In September of 2013 I noticed a lump on the side of my neck I had been watching for six months was growing. After going through the differential diagnosis in my head, seeing two physicians and getting a biopsy… ding ding ding…. I had cancer. Stage 2A Hodgkin’s lymphoma.

The journey from being a physician to being a patient changed me forever and taught me the following five things:

1. Patients want normalcy.

Many of us just want a sense of normalcy. When that is taken from you, you hunger and thirst for it. Your life becomes strange as a cancer patient; all your freedoms are curtailed in the name of your safety. No longer can you carouse about as you once did.

And a kid with a runny nose? Forget about it. I still have nightmares that consist of people just coughing in close vicinity to me. My greatest act of defiance was eating a slice of pizza from a local joint, throwing sanitation and caution to the wind. And let me tell you,  even if that pizza had sent me to the emergency room with gastroenteritis, it would still have been worth it!

2. We don’t know what it’s like.

I used to hear things like, “Mr. So and So is nauseous,” and I’d give an order for Gravol and think it wasn’t a big deal. Well you know what — it is. Experiencing this is an extremely big deal. Being chemo nauseous is awful. The pain needs to be eased immediately. It should be bared courageously by the patient, but it should also be eased immediately.

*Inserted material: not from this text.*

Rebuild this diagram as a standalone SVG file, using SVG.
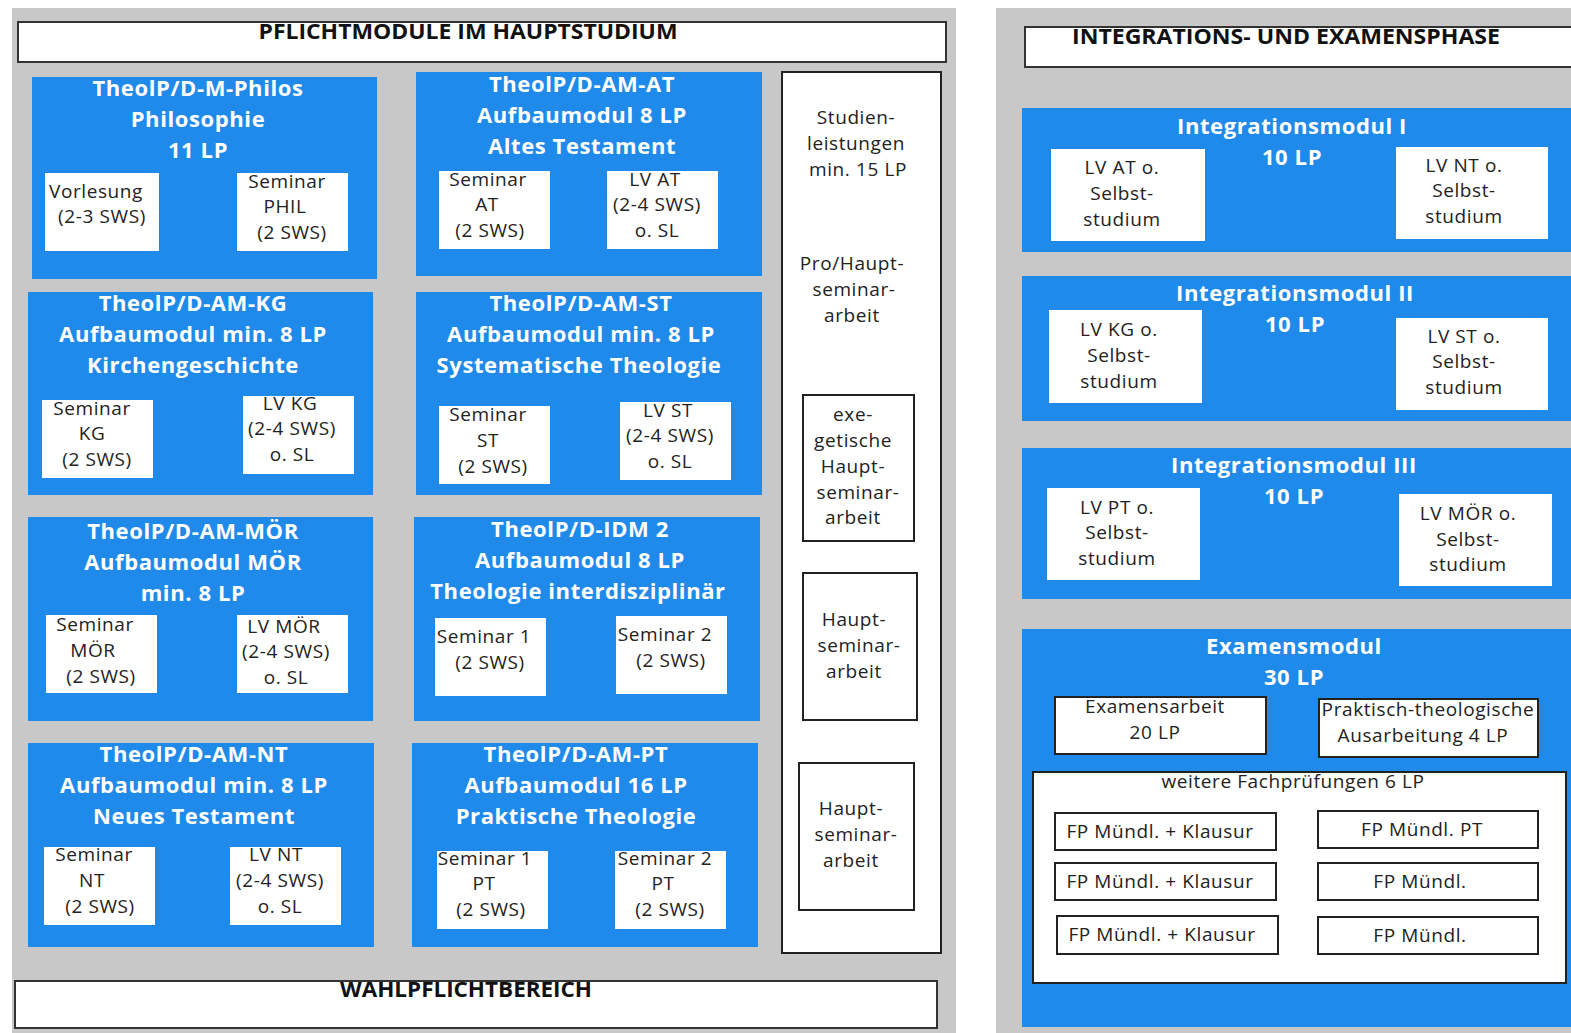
<svg xmlns="http://www.w3.org/2000/svg" width="1571" height="1033" viewBox="0 0 1571 1033">
<style>
.bg{fill:#c8c8c8}
.hdr{fill:#fff;stroke:#333;stroke-width:2}
.mod{fill:#1f8aea}
.wb{fill:#fff}
.bb{fill:#fff;stroke:#222;stroke-width:2}
text{font-family:"Open Sans","Liberation Sans",sans-serif;text-anchor:middle}
.ht{font-size:22px;font-weight:bold;fill:#111}
.mt{font-size:22px;font-weight:bold;fill:#fff;letter-spacing:0.6px}
.st{font-size:19px;fill:#222;letter-spacing:0.6px}
</style>
<rect width="1571" height="1033" fill="#fff"/>
<rect class="bg" x="12" y="8" width="944" height="1025"/>
<rect class="bg" x="996" y="8" width="575" height="1025"/>

<g id="header-pflicht">
<rect class="hdr" x="18" y="22" width="928" height="40"/>
<text class="ht" x="468" y="39" textLength="419" lengthAdjust="spacingAndGlyphs">PFLICHTMODULE IM HAUPTSTUDIUM</text>
</g>
<g id="header-integration">
<rect class="hdr" x="1025" y="27" width="560" height="40"/>
<text class="ht" x="1286" y="44" textLength="428" lengthAdjust="spacingAndGlyphs">INTEGRATIONS- UND EXAMENSPHASE</text>
</g>
<g id="header-wahlpflicht">
<rect class="hdr" x="15" y="981" width="922" height="47"/>
<text class="ht" x="466" y="997" textLength="252" lengthAdjust="spacingAndGlyphs">WAHLPFLICHTBEREICH</text>
</g>

<g id="mod-philos">
<rect class="mod" x="32" y="77" width="345" height="202"/>
<text class="mt" x="198" y="96">TheolP/D-M-Philos</text>
<text class="mt" x="198" y="127">Philosophie</text>
<text class="mt" x="198" y="158">11 LP</text>
<rect class="wb" x="45" y="173" width="114" height="78"/>
<text class="st" x="96" y="198">Vorlesung</text>
<text class="st" x="102" y="223">(2-3 SWS)</text>
<rect class="wb" x="237" y="173" width="111" height="78"/>
<text class="st" x="287" y="188">Seminar</text>
<text class="st" x="285" y="213">PHIL</text>
<text class="st" x="292" y="239">(2 SWS)</text>
</g>

<g id="mod-at">
<rect class="mod" x="416" y="72" width="346" height="204"/>
<text class="mt" x="582" y="92">TheolP/D-AM-AT</text>
<text class="mt" x="582" y="123">Aufbaumodul  8 LP</text>
<text class="mt" x="582" y="154">Altes Testament</text>
<rect class="wb" x="439" y="171" width="111" height="78"/>
<text class="st" x="488" y="186">Seminar</text>
<text class="st" x="487" y="211">AT</text>
<text class="st" x="490" y="237">(2 SWS)</text>
<rect class="wb" x="607" y="171" width="111" height="78"/>
<text class="st" x="655" y="186">LV AT</text>
<text class="st" x="657" y="211">(2-4 SWS)</text>
<text class="st" x="657" y="237">o. SL</text>
</g>

<g id="mod-kg">
<rect class="mod" x="28" y="292" width="345" height="203"/>
<text class="mt" x="193" y="311">TheolP/D-AM-KG</text>
<text class="mt" x="193" y="342">Aufbaumodul min. 8 LP</text>
<text class="mt" x="193" y="373">Kirchengeschichte</text>
<rect class="wb" x="42" y="400" width="111" height="78"/>
<text class="st" x="92" y="415">Seminar</text>
<text class="st" x="92" y="440">KG</text>
<text class="st" x="97" y="466">(2 SWS)</text>
<rect class="wb" x="243" y="396" width="111" height="78"/>
<text class="st" x="290" y="410">LV KG</text>
<text class="st" x="292" y="435">(2-4 SWS)</text>
<text class="st" x="292" y="461">o. SL</text>
</g>

<g id="mod-st">
<rect class="mod" x="416" y="292" width="346" height="203"/>
<text class="mt" x="581" y="311">TheolP/D-AM-ST</text>
<text class="mt" x="581" y="342">Aufbaumodul min. 8 LP</text>
<text class="mt" x="579" y="373">Systematische Theologie</text>
<rect class="wb" x="439" y="406" width="111" height="78"/>
<text class="st" x="488" y="421">Seminar</text>
<text class="st" x="488" y="447">ST</text>
<text class="st" x="493" y="473">(2 SWS)</text>
<rect class="wb" x="620" y="402" width="111" height="78"/>
<text class="st" x="668" y="417">LV ST</text>
<text class="st" x="670" y="442">(2-4 SWS)</text>
<text class="st" x="670" y="468">o. SL</text>
</g>

<g id="mod-moer">
<rect class="mod" x="28" y="517" width="345" height="204"/>
<text class="mt" x="193" y="539">TheolP/D-AM-MÖR</text>
<text class="mt" x="193" y="570">Aufbaumodul MÖR</text>
<text class="mt" x="193" y="601">min. 8 LP</text>
<rect class="wb" x="46" y="615" width="111" height="78"/>
<text class="st" x="95" y="631">Seminar</text>
<text class="st" x="93" y="657">MÖR</text>
<text class="st" x="101" y="683">(2 SWS)</text>
<rect class="wb" x="237" y="615" width="111" height="78"/>
<text class="st" x="284" y="633">LV MÖR</text>
<text class="st" x="286" y="658">(2-4 SWS)</text>
<text class="st" x="286" y="684">o. SL</text>
</g>

<g id="mod-idm">
<rect class="mod" x="414" y="517" width="346" height="204"/>
<text class="mt" x="580" y="537">TheolP/D-IDM 2</text>
<text class="mt" x="580" y="568">Aufbaumodul  8 LP</text>
<text class="mt" x="578" y="599">Theologie interdisziplinär</text>
<rect class="wb" x="435" y="618" width="111" height="78"/>
<text class="st" x="484" y="643">Seminar 1</text>
<text class="st" x="490" y="669">(2 SWS)</text>
<rect class="wb" x="616" y="616" width="111" height="78"/>
<text class="st" x="665" y="641">Seminar 2</text>
<text class="st" x="671" y="667">(2 SWS)</text>
</g>

<g id="mod-nt">
<rect class="mod" x="28" y="743" width="346" height="204"/>
<text class="mt" x="194" y="762">TheolP/D-AM-NT</text>
<text class="mt" x="194" y="793">Aufbaumodul min. 8 LP</text>
<text class="mt" x="194" y="824">Neues Testament</text>
<rect class="wb" x="44" y="847" width="111" height="78"/>
<text class="st" x="94" y="861">Seminar</text>
<text class="st" x="92" y="887">NT</text>
<text class="st" x="100" y="913">(2 SWS)</text>
<rect class="wb" x="230" y="847" width="111" height="78"/>
<text class="st" x="276" y="861">LV NT</text>
<text class="st" x="280" y="887">(2-4 SWS)</text>
<text class="st" x="280" y="913">o. SL</text>
</g>

<g id="mod-pt">
<rect class="mod" x="412" y="743" width="346" height="204"/>
<text class="mt" x="576" y="762">TheolP/D-AM-PT</text>
<text class="mt" x="576" y="793">Aufbaumodul 16 LP</text>
<text class="mt" x="576" y="824">Praktische Theologie</text>
<rect class="wb" x="437" y="851" width="111" height="78"/>
<text class="st" x="485" y="865">Seminar 1</text>
<text class="st" x="484" y="890">PT</text>
<text class="st" x="491" y="916">(2 SWS)</text>
<rect class="wb" x="615" y="851" width="111" height="78"/>
<text class="st" x="665" y="865">Seminar 2</text>
<text class="st" x="663" y="890">PT</text>
<text class="st" x="670" y="916">(2 SWS)</text>
</g>

<g id="studienleistungen">
<rect class="bb" x="782" y="72" width="159" height="881"/>
<text class="st" x="856" y="124">Studien-</text>
<text class="st" x="856" y="150">leistungen</text>
<text class="st" x="858" y="176">min. 15 LP</text>
<text class="st" x="852" y="270">Pro/Haupt-</text>
<text class="st" x="854" y="296">seminar-</text>
<text class="st" x="852" y="322">arbeit</text>
</g>
<g id="hs-exeg">
<rect class="bb" x="803" y="395" width="111" height="146"/>
<text class="st" x="853" y="421">exe-</text>
<text class="st" x="853" y="447">getische</text>
<text class="st" x="853" y="473">Haupt-</text>
<text class="st" x="858" y="499">seminar-</text>
<text class="st" x="853" y="524">arbeit</text>
</g>
<g id="hs-2">
<rect class="bb" x="803" y="573" width="114" height="147"/>
<text class="st" x="854" y="626">Haupt-</text>
<text class="st" x="859" y="652">seminar-</text>
<text class="st" x="854" y="678">arbeit</text>
</g>
<g id="hs-3">
<rect class="bb" x="799" y="763" width="115" height="147"/>
<text class="st" x="851" y="815">Haupt-</text>
<text class="st" x="856" y="841">seminar-</text>
<text class="st" x="851" y="867">arbeit</text>
</g>

<g id="int-1">
<rect class="mod" x="1022" y="108" width="549" height="144"/>
<text class="mt" x="1292" y="134">Integrationsmodul I</text>
<text class="mt" x="1292" y="165">10 LP</text>
<rect class="wb" x="1051" y="149" width="154" height="92"/>
<text class="st" x="1122" y="174">LV AT o.</text>
<text class="st" x="1122" y="200">Selbst-</text>
<text class="st" x="1122" y="226">studium</text>
<rect class="wb" x="1396" y="147" width="152" height="92"/>
<text class="st" x="1464" y="172">LV NT o.</text>
<text class="st" x="1464" y="197">Selbst-</text>
<text class="st" x="1464" y="223">studium</text>
</g>
<g id="int-2">
<rect class="mod" x="1022" y="276" width="549" height="145"/>
<text class="mt" x="1295" y="301">Integrationsmodul II</text>
<text class="mt" x="1295" y="332">10 LP</text>
<rect class="wb" x="1049" y="310" width="153" height="93"/>
<text class="st" x="1119" y="336">LV KG o.</text>
<text class="st" x="1119" y="362">Selbst-</text>
<text class="st" x="1119" y="388">studium</text>
<rect class="wb" x="1396" y="318" width="152" height="92"/>
<text class="st" x="1464" y="343">LV ST o.</text>
<text class="st" x="1464" y="368">Selbst-</text>
<text class="st" x="1464" y="394">studium</text>
</g>
<g id="int-3">
<rect class="mod" x="1022" y="448" width="549" height="151"/>
<text class="mt" x="1294" y="473">Integrationsmodul III</text>
<text class="mt" x="1294" y="504">10 LP</text>
<rect class="wb" x="1047" y="488" width="153" height="92"/>
<text class="st" x="1117" y="514">LV PT o.</text>
<text class="st" x="1117" y="539">Selbst-</text>
<text class="st" x="1117" y="565">studium</text>
<rect class="wb" x="1399" y="494" width="153" height="92"/>
<text class="st" x="1468" y="520">LV MÖR o.</text>
<text class="st" x="1468" y="546">Selbst-</text>
<text class="st" x="1468" y="571">studium</text>
</g>
<g id="examen">
<rect class="mod" x="1022" y="629" width="549" height="398"/>
<text class="mt" x="1294" y="654">Examensmodul</text>
<text class="mt" x="1294" y="685">30 LP</text>
<rect class="bb" x="1055" y="697" width="211" height="57"/>
<text class="st" x="1155" y="713">Examensarbeit</text>
<text class="st" x="1155" y="739">20 LP</text>
<rect class="bb" x="1319" y="699" width="219" height="58"/>
<text class="st" x="1428" y="716">Praktisch-theologische</text>
<text class="st" x="1423" y="742">Ausarbeitung 4 LP</text>
<rect class="bb" x="1033" y="772" width="533" height="211"/>
<text class="st" x="1293" y="788">weitere Fachprüfungen 6 LP</text>
<rect class="bb" x="1055" y="813" width="221" height="37"/>
<text class="st" x="1160" y="838">FP Mündl. + Klausur</text>
<rect class="bb" x="1055" y="863" width="221" height="37"/>
<text class="st" x="1160" y="888">FP Mündl. + Klausur</text>
<rect class="bb" x="1057" y="916" width="221" height="38"/>
<text class="st" x="1162" y="941">FP Mündl. + Klausur</text>
<rect class="bb" x="1318" y="811" width="220" height="37"/>
<text class="st" x="1422" y="836">FP Mündl. PT</text>
<rect class="bb" x="1318" y="863" width="220" height="37"/>
<text class="st" x="1420" y="888">FP Mündl.</text>
<rect class="bb" x="1318" y="917" width="220" height="37"/>
<text class="st" x="1420" y="942">FP Mündl.</text>
</g>
<g id="connectors"></g>
</svg>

3. Being a patient is the worst.

I went from being a physician to being a patient. And even though I was cared for excellently, it was still a terrible experience. The difference was stark and I didn’t care for it. I’ll always remember that it’s wonderful to help someone who is ill, and while people may be grateful, they are preoccupied with what they are going through. Most people don’t want to be patients — because who wants to be sick?

4. You also have to treat the family.

When someone you love is sick it’s like you’re sick. My family experienced just as much through my illness — perhaps worse — than I did. Now that I know this I realize I have a responsibility, primarily to my patient, but also to their family. Because in the end, everyone goes through this together.

5. Your health is the most important thing in the world.

Before I was diagnosed I had to say I was a bit reckless about my health. I assumed it was something that would always remain. I figured any problems in my body would happen in the much later future. The truth is: without your health you don’t have anything. For me, all the money and fame in the world would have been traded instantly for the chance to live and feel well again when I felt on the edge of death. So don’t squander your days and don’t neglect your health because you really don’t know if and when things are going to change.

Live today brilliantly because tomorrow is not promised.